LAWRENCE, Kan. -- Fall semester students are moving into dorm rooms at the University of Kansas for the first time since a law allowing people to conceal and carry guns on campus went into effect in July.
Lawmakers who support this act believe someone with a gun could stop an active shooter or derail a potential violent situation.
41 Action News caught up with some students at KU's dorms as they moved in.
"I believe there was a shooting at a community college in Oregon, and somebody in the room had a gun but didn't use it in the entire situation," said Aroog Khaliq, a freshman who was moving into her dorm room.
Another future freshman, Garnet Peeler, said she understood the idea that concealed carry weapons could prevent a problem; however, she was not totally convinced young students would execute that.
"That comes down to using your judgment. I'm not sure everybody has the right judgment or training in fact," said Peeler.
Kansas law dictates only people 21 and older can conceal guns in public. Federal regulation bars people with nonimmigrant visas from possessing firearms.
This is in accordance with the Personal and Family Protection Act. Public universities and most state and municipal building's exemption from allowing concealed guns ended last month.
Even so, most parents and students were not supportive of anyone over the age of 21 being able to conceal guns on campus.

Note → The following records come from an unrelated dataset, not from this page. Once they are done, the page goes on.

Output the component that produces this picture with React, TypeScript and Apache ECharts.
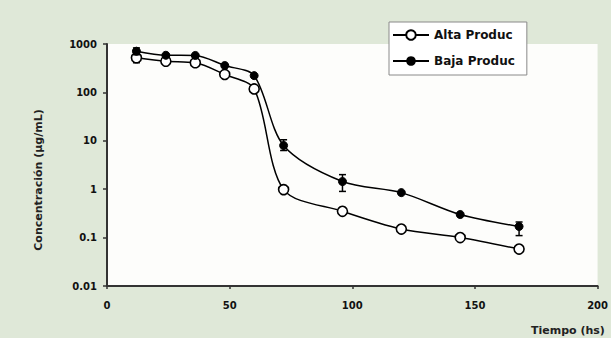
import React, { useEffect, useRef } from "react";
import * as echarts from "echarts";

const hours = [12, 24, 36, 48, 60, 72, 96, 120, 144, 168];
const altaValues = [520, 440, 410, 235, 118, 0.98, 0.35, 0.15, 0.1, 0.058];
const bajaValues = [710, 585, 580, 359, 222, 8.0, 1.44, 0.85, 0.3, 0.17];
// error bars: [x, low, high]
const altaErrors = [[12, 410, 660]];
const bajaErrors = [
  [12, 600, 830],
  [72, 6.3, 10.5],
  [96, 0.9, 2.0],
  [168, 0.11, 0.21],
];
const xTicks = [0, 50, 100, 150, 200];
const seriesNames = ["Alta Produc", "Baja Produc"];
const yTitle = "Concentración (µg/mL)";
const xTitle = "Tiempo (hs)";

const FONT = "DejaVu Sans";

export default function App() {
  const ref = useRef<HTMLDivElement>(null);
  useEffect(() => {
    if (!ref.current) return;
    const chart = echarts.init(ref.current, null, { renderer: "svg" });
    const errRender = (params: any, api: any) => {
      const x = api.value(0);
      const p1 = api.coord([x, api.value(1)]);
      const p2 = api.coord([x, api.value(2)]);
      const w = 3.5;
      const st = { stroke: "#000", lineWidth: 1.5 };
      return {
        type: "group",
        children: [
          { type: "line", shape: { x1: p1[0], y1: p1[1], x2: p2[0], y2: p2[1] }, style: st },
          { type: "line", shape: { x1: p1[0] - w, y1: p1[1], x2: p1[0] + w, y2: p1[1] }, style: st },
          { type: "line", shape: { x1: p2[0] - w, y1: p2[1], x2: p2[0] + w, y2: p2[1] }, style: st },
        ],
      };
    };
    chart.setOption({
      animation: false,
      backgroundColor: "#dfe8d8",
      aria: { enabled: false, decal: { show: false } },
      grid: {
        left: 107,
        right: 8,
        top: 44,
        bottom: 52,
        show: true,
        backgroundColor: "#fdfdfb",
        borderWidth: 0,
      },
      legend: {
        orient: "vertical",
        left: 389,
        top: 22,
        padding: [7, 12, 8, 3],
        itemGap: 14,
        itemWidth: 36,
        itemHeight: 12,
        backgroundColor: "#ffffff",
        borderColor: "#8a8a8a",
        borderWidth: 1,
        borderRadius: 0,
        data: seriesNames,
        textStyle: { fontFamily: FONT, fontWeight: "bold", fontSize: 12, color: "#111" },
      },
      xAxis: {
        type: "value",
        min: 0,
        max: 200,
        interval: 50,
        splitLine: { show: false },
        axisLine: { onZero: false, lineStyle: { color: "#333", width: 2 } },
        axisTick: { show: true, length: 3, lineStyle: { color: "#333", width: 1.5 } },
        axisLabel: {
          margin: 14,
          fontFamily: FONT,
          fontWeight: "bold",
          fontSize: 10,
          color: "#111",
          customValues: xTicks,
        },
      },
      yAxis: {
        type: "log",
        logBase: 10,
        min: 0.01,
        max: 1000,
        splitLine: { show: false },
        axisLine: { show: true, lineStyle: { color: "#333", width: 2 } },
        axisTick: { show: true, length: 4, lineStyle: { color: "#333", width: 1.5 } },
        axisLabel: {
          margin: 10,
          fontFamily: FONT,
          fontWeight: "bold",
          fontSize: 10,
          color: "#111",
          formatter: (v: number) => String(parseFloat(v.toPrecision(3))),
        },
      },
      graphic: [
        {
          type: "text",
          x: 38,
          y: 180,
          rotation: Math.PI / 2,
          style: {
            text: yTitle,
            fontFamily: FONT,
            fontWeight: "bold",
            fontSize: 11,
            fill: "#222",
            align: "center",
            verticalAlign: "middle",
          },
        },
        {
          type: "text",
          x: 531,
          y: 330,
          style: {
            text: xTitle,
            fontFamily: FONT,
            fontWeight: "bold",
            fontSize: 11,
            fill: "#222",
            align: "left",
            verticalAlign: "middle",
          },
        },
      ],
      series: [
        {
          name: seriesNames[0],
          type: "line",
          smooth: 0.3,
          data: hours.map((h, i) => [h, altaValues[i]]),
          symbol: "circle",
          symbolSize: 10,
          showSymbol: true,
          color: "#000",
          lineStyle: { color: "#000", width: 1.5, type: "solid" },
          itemStyle: { color: "#ffffff", borderColor: "#000", borderWidth: 1.6 },
          z: 3,
        },
        {
          name: seriesNames[1],
          type: "line",
          smooth: 0.3,
          data: hours.map((h, i) => [h, bajaValues[i]]),
          symbol: "circle",
          symbolSize: 8,
          showSymbol: true,
          color: "#000",
          lineStyle: { color: "#000", width: 1.5, type: "solid" },
          itemStyle: { color: "#000", borderColor: "#000" },
          z: 4,
        },
        {
          type: "custom",
          renderItem: errRender,
          data: altaErrors,
          encode: { x: 0, y: [1, 2] },
          z: 2,
        },
        {
          type: "custom",
          renderItem: errRender,
          data: bajaErrors,
          encode: { x: 0, y: [1, 2] },
          z: 5,
        },
      ],
    });
    return () => chart.dispose();
  }, []);
  return (
    <div
      ref={ref}
      style={{ position: "fixed", left: 0, top: 0, width: 611, height: 338 }}
    />
  );
}
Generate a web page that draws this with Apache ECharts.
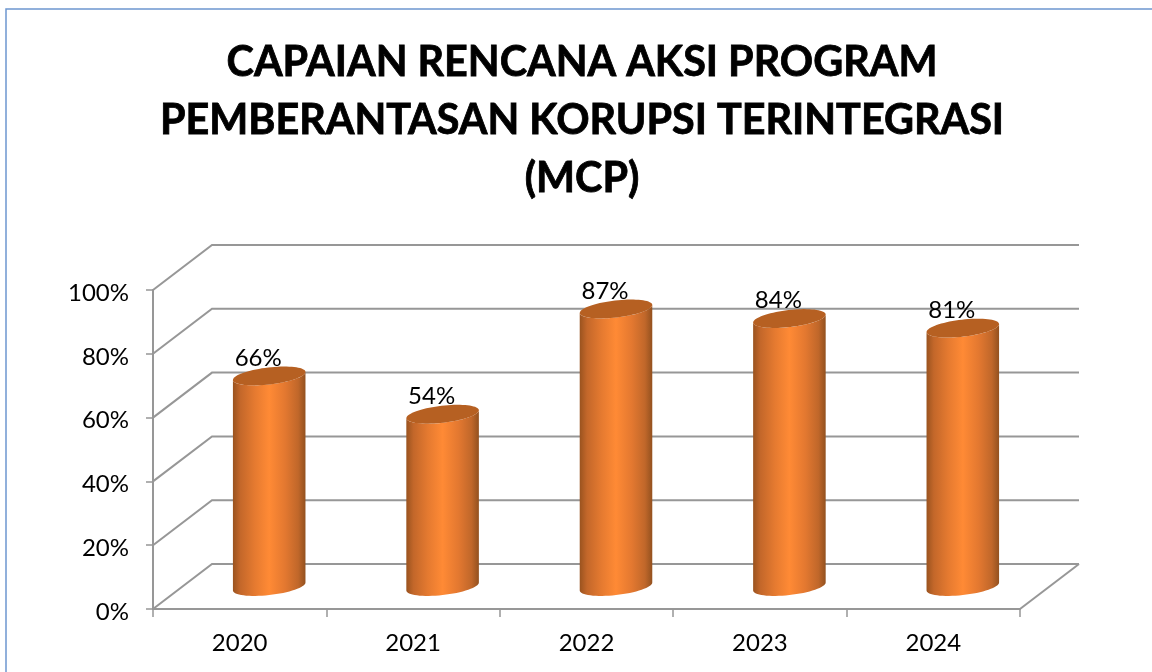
<!DOCTYPE html>
<html>
<head>
<meta charset="utf-8">
<style>html,body{margin:0;padding:0;background:#fff}#c{width:1152px;height:672px}</style>
<script src="https://cdn.jsdelivr.net/npm/echarts@6/dist/echarts.min.js"></script>
</head>
<body>
<div id="c"></div>
<script>
var titleText = 'CAPAIAN RENCANA AKSI PROGRAM\nPEMBERANTASAN KORUPSI TERINTEGRASI\n(MCP)';
var categories = ['2020', '2021', '2022', '2023', '2024'];
var achievement = [66, 54, 87, 84, 81];
var gridLevels = [0, 20, 40, 60, 80, 100];

var FONT = 'Lato, Carlito, sans-serif';
var LINE = '#979797';
var DEPTH_X = 59, DEPTH_Y = -45;   // oblique projection of the 3D wall
var TILT = 6.6 * Math.PI / 180;

function ellipsePoint(cx, cy, a, b, t) {
  return [
    cx + a * Math.cos(t) * Math.cos(TILT) + b * Math.sin(t) * Math.sin(TILT),
    cy - a * Math.cos(t) * Math.sin(TILT) + b * Math.sin(t) * Math.cos(TILT)
  ];
}
function arc(cx, cy, a, b, from, to, n) {
  var pts = [];
  for (var i = 0; i <= n; i++) pts.push(ellipsePoint(cx, cy, a, b, from + (to - from) * i / n));
  return pts;
}

function renderWall(params, api) {
  var cs = params.coordSys;
  var level = api.value(0);
  var y = api.coord([0, level])[1];
  var x0 = cs.x, x1 = cs.x + cs.width;
  var style = { stroke: LINE, lineWidth: 2, fill: null };
  var children = [{
    type: 'polyline',
    shape: { points: [[x0, y], [x0 + DEPTH_X, y + DEPTH_Y], [x1 + DEPTH_X, y + DEPTH_Y]] },
    style: style
  }];
  if (level === 0) {
    children.push({
      type: 'line',
      shape: { x1: x1, y1: y, x2: x1 + DEPTH_X, y2: y + DEPTH_Y },
      style: style
    });
  }
  return { type: 'group', children: children };
}

function renderCylinder(params, api) {
  var i = api.value(0);
  var top = api.coord([i, api.value(1)]);
  var base = api.coord([i, 0]);
  var band = api.size([1, 0])[0];
  var a = band * 0.2105, b = 8.5;
  var cx = top[0] + DEPTH_X / 2;
  var topY = top[1] + DEPTH_Y / 2;
  var baseY = base[1] + DEPTH_Y / 2;
  var t0 = Math.atan2(b * Math.sin(TILT), a * Math.cos(TILT));
  var body = arc(cx, baseY, a, b, t0, t0 + Math.PI, 32)
    .concat(arc(cx, topY, a, b, t0 + Math.PI, t0, 32));
  var lid = arc(cx, topY, a, b, 0, Math.PI * 2, 72);
  return {
    type: 'group',
    children: [{
      type: 'polygon',
      shape: { points: body },
      style: {
        fill: new echarts.graphic.LinearGradient(0, 0, 1, 0, [
          { offset: 0, color: '#9a531f' },
          { offset: 0.1, color: '#c3672a' },
          { offset: 0.3, color: '#e57a30' },
          { offset: 0.5, color: '#ff8a35' },
          { offset: 0.72, color: '#e37830' },
          { offset: 0.9, color: '#c0672a' },
          { offset: 1, color: '#93511f' }
        ])
      }
    }, {
      type: 'polygon',
      shape: { points: lid },
      style: { fill: '#b66022' }
    }, {
      type: 'text',
      style: {
        text: api.value(1) + '%',
        x: cx - 11,
        y: topY - 18,
        align: 'center',
        verticalAlign: 'middle',
        font: '24px ' + FONT,
        fill: '#000'
      },
      z2: 10
    }]
  };
}

var chart = echarts.init(document.getElementById('c'), null, { renderer: 'canvas' });
chart.setOption({
  backgroundColor: '#fff',
  animation: false,
  title: {
    text: titleText,
    left: 577,
    top: 29,
    textAlign: 'center',
    textStyle: {
      fontFamily: FONT, fontWeight: 'bold', fontSize: 41.3, lineHeight: 58, color: '#000',
      textBorderColor: '#000', textBorderWidth: 0.8
    }
  },
  graphic: [{
    type: 'rect',
    silent: true,
    shape: { x: 6, y: 9, width: 1200, height: 720 },
    style: { fill: null, stroke: '#6d97d0', lineWidth: 1.5 }
  }],
  grid: { left: 153, right: 132, top: 290, bottom: 63, containLabel: false },
  xAxis: {
    type: 'category',
    data: categories,
    axisLine: { lineStyle: { color: LINE, width: 2 } },
    axisTick: { show: true, length: 8, lineStyle: { color: LINE, width: 1.5 } },
    axisLabel: { fontFamily: FONT, fontSize: 24, color: '#000', margin: 22 },
    splitLine: { show: false }
  },
  yAxis: {
    type: 'value',
    min: 0,
    max: 100,
    interval: 20,
    axisLine: { show: true, lineStyle: { color: LINE, width: 2 } },
    axisTick: { show: true, length: 7, lineStyle: { color: LINE, width: 1.5 } },
    axisLabel: { fontFamily: FONT, fontSize: 24, color: '#000', margin: 24, verticalAlign: 'top', lineHeight: 6, formatter: '{value}%' },
    splitLine: { show: false }
  },
  series: [{
    type: 'custom',
    name: 'wall',
    coordinateSystem: 'cartesian2d',
    renderItem: renderWall,
    encode: { y: 0 },
    data: gridLevels.map(function (v) { return [v]; }),
    silent: true,
    z: 1
  }, {
    type: 'custom',
    name: 'Capaian',
    coordinateSystem: 'cartesian2d',
    renderItem: renderCylinder,
    encode: { x: 0, y: 1 },
    data: achievement.map(function (v, i) { return [i, v]; }),
    z: 3
  }]
});
</script>
</body>
</html>
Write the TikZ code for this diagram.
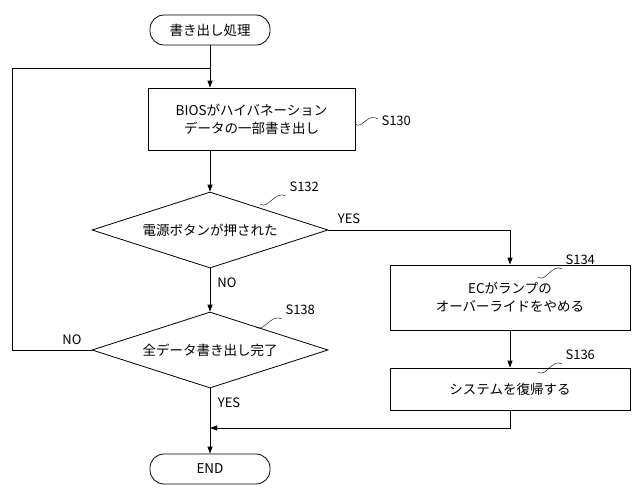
\documentclass[tikz,border=0pt]{standalone}
\usepackage{fontspec}
\setmainfont{Noto Sans CJK JP}
\usetikzlibrary{shapes.geometric,arrows.meta}
\begin{document}
\begin{tikzpicture}[x=1pt,y=-1pt,
  every node/.style={font=\fontsize{13.5}{18}\selectfont},
  box/.style={draw,thick,rectangle,align=center,inner sep=0},
  term/.style={draw,thick,rounded corners=14pt,minimum width=120pt,minimum height=30pt},
  dia/.style={draw,thick,diamond,aspect=3.1,minimum width=236pt,minimum height=76pt,inner sep=0},
  ln/.style={thick},
  arr/.style={thick,-{Triangle[length=7pt,width=5pt]}},
  lab/.style={font=\fontsize{13}{15}\selectfont}]
\useasboundingbox (0,0) rectangle (640,496);
\node[term] (st) at (210,30) {書き出し処理};
\node[box,minimum width=207pt,minimum height=62pt] (s130) at (251.5,119) {BIOSがハイバネーション\\データの一部書き出し};
\node[dia] (d132) at (210,230) {電源ボタンが押された};
\node[dia] (d138) at (210,350) {全データ書き出し完了};
\node[box,minimum width=240pt,minimum height=65pt] (s134) at (510,297.5) {ECがランプの\\オーバーライドをやめる};
\node[box,minimum width=240pt,minimum height=42pt] (s136) at (510,389) {システムを復帰する};
\node[term] (end) at (210,469) {END};
\coordinate (lp1) at (12,350);
\coordinate (lp2) at (12,68);
\coordinate (lp3) at (210,68);
\coordinate (y1) at (510,230);
\coordinate (m1) at (510,428);
\coordinate (m2) at (210,428);
\draw[ln] (st.south) -- (lp3);
\draw[arr] (d138.west) -- (lp1) -- (lp2) -- (lp3) -- (s130.north -| lp3);
\draw[arr] (s130.south -| lp3) -- (d132.north);
\draw[arr] (d132.east) -- (y1) -- (s134.north);
\draw[arr] (d132.south) -- (d138.north);
\draw[arr] (s134.south) -- (s136.north);
\draw[arr] (s136.south) -- (m1) -- (m2);
\draw[arr] (d138.south) -- (end.north);
\node[lab] (yes1) at (349,219) {YES};
\node[lab] (no1) at (227,283) {NO};
\node[lab] (no2) at (72,340) {NO};
\node[lab] (yes2) at (229,403) {YES};
\node[lab,anchor=west] (l130) at (378,121) {S130};
\draw (s130.east |- 0,124) .. controls (362,130) and (368,112) .. (378,119);
\node[lab,anchor=west] (l132) at (286,187) {S132};
\draw (260,204) .. controls (268,210) and (275,190) .. (286,196);
\node[lab,anchor=west] (l138) at (282,310) {S138};
\draw (256,327) .. controls (264,333) and (271,313) .. (282,319);
\node[lab,anchor=west] (l134) at (562,260) {S134};
\draw (538,277) .. controls (546,283) and (552,263) .. (562,269);
\node[lab,anchor=west] (l136) at (562,355) {S136};
\draw (538,372) .. controls (546,378) and (552,358) .. (562,364);
\end{tikzpicture}
\end{document}
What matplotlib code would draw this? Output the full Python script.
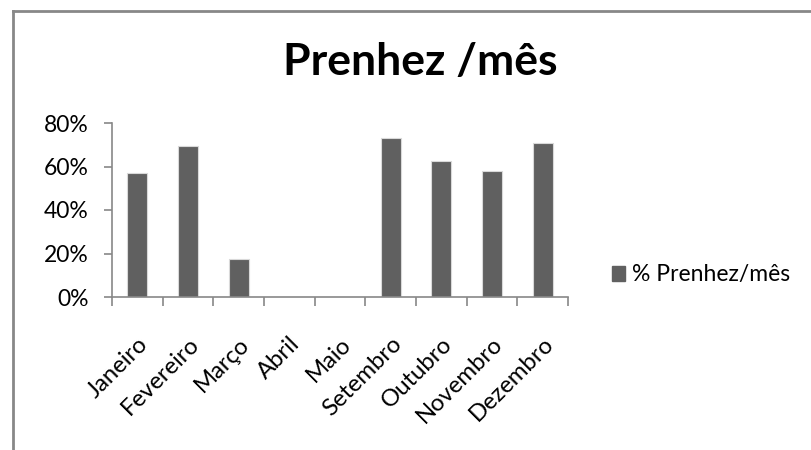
import matplotlib
matplotlib.use("Agg")
import matplotlib.pyplot as plt
from matplotlib.lines import Line2D
from matplotlib.ticker import FuncFormatter, FixedLocator
from matplotlib.transforms import ScaledTranslation

plt.rcParams['font.family'] = ['Lato', 'DejaVu Sans']

meses = ['Janeiro', 'Fevereiro', 'Março', 'Abril', 'Maio',
         'Setembro', 'Outubro', 'Novembro', 'Dezembro']
prenhez = [0.57, 0.694, 0.176, 0.0, 0.0, 0.732, 0.627, 0.579, 0.707]
y_ticks = [0, 0.2, 0.4, 0.6, 0.8]
serie = '% Prenhez/mês'

bar_color = '#606060'
axis_color = '#888888'

fig = plt.figure(figsize=(8.11, 4.5), dpi=100)
ax = fig.add_axes([112 / 811, 1 - 297 / 450, (568 - 112) / 811, (297 - 123) / 450])

x = list(range(len(meses)))
ax.bar(x, prenhez, width=0.4, color=bar_color, edgecolor='#d9d9d9',
       linewidth=0.8, label=serie)

ax.set_xlim(-0.5, len(meses) - 0.5)
ax.set_ylim(0, 0.8)
ax.set_yticks(y_ticks)
ax.yaxis.set_major_formatter(FuncFormatter(lambda v, p: f'{v * 100:.0f}%'))

ax.set_xticks(x)
ax.set_xticklabels(meses, rotation=45, ha='right', va='top',
                   rotation_mode='anchor')
# nudge the rotated month labels a little to the left
shift = ScaledTranslation(-5 / 100, 0, fig.dpi_scale_trans)
for lbl in ax.get_xticklabels():
    lbl.set_transform(lbl.get_transform() + shift)
ax.xaxis.set_minor_locator(FixedLocator([i - 0.5 for i in range(len(meses) + 1)]))
ax.tick_params(axis='x', which='major', length=0, pad=26, labelsize=17.2)
ax.tick_params(axis='x', which='minor', length=6.5, width=1.2, color=axis_color,
               direction='out')
ax.tick_params(axis='y', length=6, width=1.2, color=axis_color, pad=11,
               labelsize=16.5)

for side in ['top', 'right']:
    ax.spines[side].set_visible(False)
for side in ['left', 'bottom']:
    ax.spines[side].set_color(axis_color)
    ax.spines[side].set_linewidth(1.2)

fig.text(420 / 811, 1 - 62 / 450, 'Prenhez /mês', ha='center', va='center',
         fontsize=32, fontweight='bold')

fig.legend(handles=[plt.Rectangle((0, 0), 1, 1, color=bar_color)], labels=[serie],
           loc='center left', bbox_to_anchor=(591 / 811, 1 - 275 / 450),
           frameon=False, fontsize=16.5, handlelength=0.6, handleheight=0.6,
           handletextpad=0.3)

# chart area border (only the left and top edges are visible in the crop)
fig.add_artist(Line2D([13 / 811, 13 / 811], [0, 1 - 11 / 450],
                      transform=fig.transFigure, color=axis_color, lw=2))
fig.add_artist(Line2D([13 / 811, 1], [1 - 11 / 450, 1 - 11 / 450],
                      transform=fig.transFigure, color=axis_color, lw=2))

fig.savefig('out.png', dpi=100)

"I'm against carrying concealed weapons anywhere. The more you don't have it, the better it is for the country and for the students and for the citizens," explained Walter D'Souza, who's freshman daughter will start classes at KU Monday.
KU did not want to speak to 41 Action News on camera, but its website said safety is its top priority.
According to KU's website, 82 percent of its faculty and staff do not want guns on campus or in their classrooms.
Just over two-thirds of KU's student body is ineligible to carry a concealed handgun.
- 59% of undergrads at Lawrence & Edwards campuses are younger than 21
- 9.2% of KU Lawrence & Edwards students are international students
Concealed guns will be allowd in residence halls at KU as well. Fewer than 400 students and staff living in the dorms meet the age requirement, with 330 of them living in Jayhawk Towers.
The university said guns wll not be allowed at sports games, in police facilities or other places where there is "adequate security." Adequate security may be the use of metal detectors or wands, or where they already have security guards.
A meeting scheduled from 10 to 11 a.m. Friday morning in the Alderson Auditorium aims to help faculty and staff discuss how to work somewhere that allows concealed weapons.